Structure−Activity Relationships for a Large Diverse Set of Natural, Synthetic, and Environmental Estrogens

Abstract

Understanding structural requirements for a chemical to exhibit estrogen receptor (ER) binding has been important in various fields. This knowledge has been directly and indirectly applied to design drugs for human estrogen replacement therapy, and to identify estrogenic endocrine disruptors. This paper reports structure−activity relationships (SARs) based on a total of 230 chemicals, including both natural and xenoestrogens. Activities were generated using a validated ER competitive binding assay, which covers a 10⁶-fold range. This study is focused on identification of structural commonalities among diverse ER ligands. It provides an overall picture of how xenoestrogens structurally resemble endogenous 17β-estradiol (E₂) and the synthetic estrogen diethylstilbestrol (DES).
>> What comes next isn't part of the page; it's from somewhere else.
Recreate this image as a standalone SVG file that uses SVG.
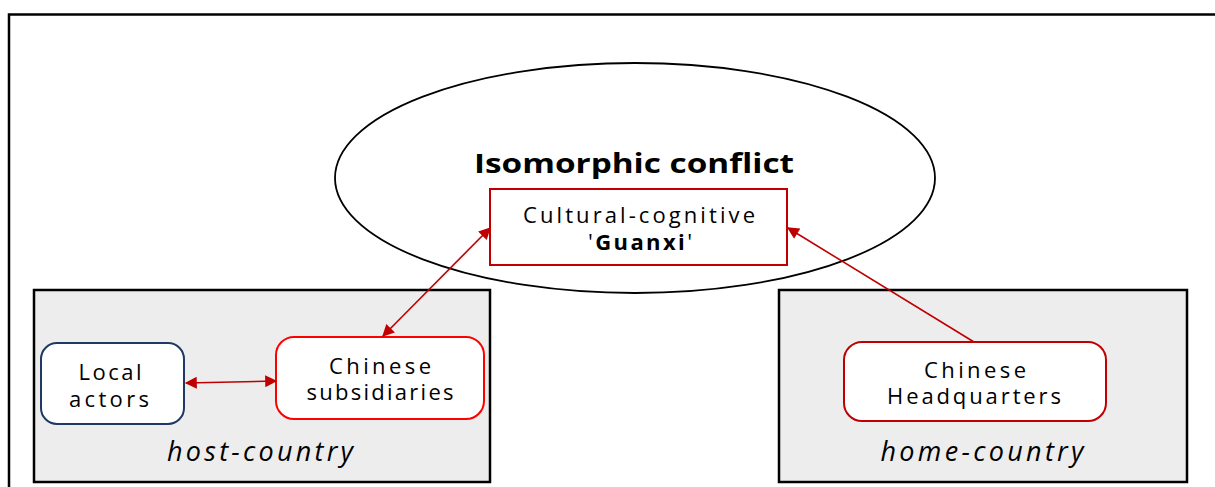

On the basis of SAR analysis, five distinguishing criteria were found to be essential for xenoestrogen activity, using E₂ as a template: (1) H-bonding ability of the phenolic ring mimicking the 3-OH, (2) H-bond donor mimicking the17β-OH and O−O distance between 3- and 17β-OH, (3) precise steric hydrophobic centers mimicking steric 7α- and 11β-substituents, (4) hydrophobicity, and (5) a ring structure. The 3-position H-bonding ability of phenols is a significant requirement for ER binding. This contributes as both a H-bond donor and acceptor, although predominantly as a donor. However, the 17β-OH contributes as a H-bond donor only. The precise space (the size and orientation) of steric hydrophobic bulk groups is as important as a 17β-OH. Where a direct comparison can be made, strong estrogens tend to be more hydrophobic. A rigid ring structure favors ER binding. The knowledge derived from this study is rationalized into a set of hierarchical rules that will be useful in guidance for identification of potential estrogens.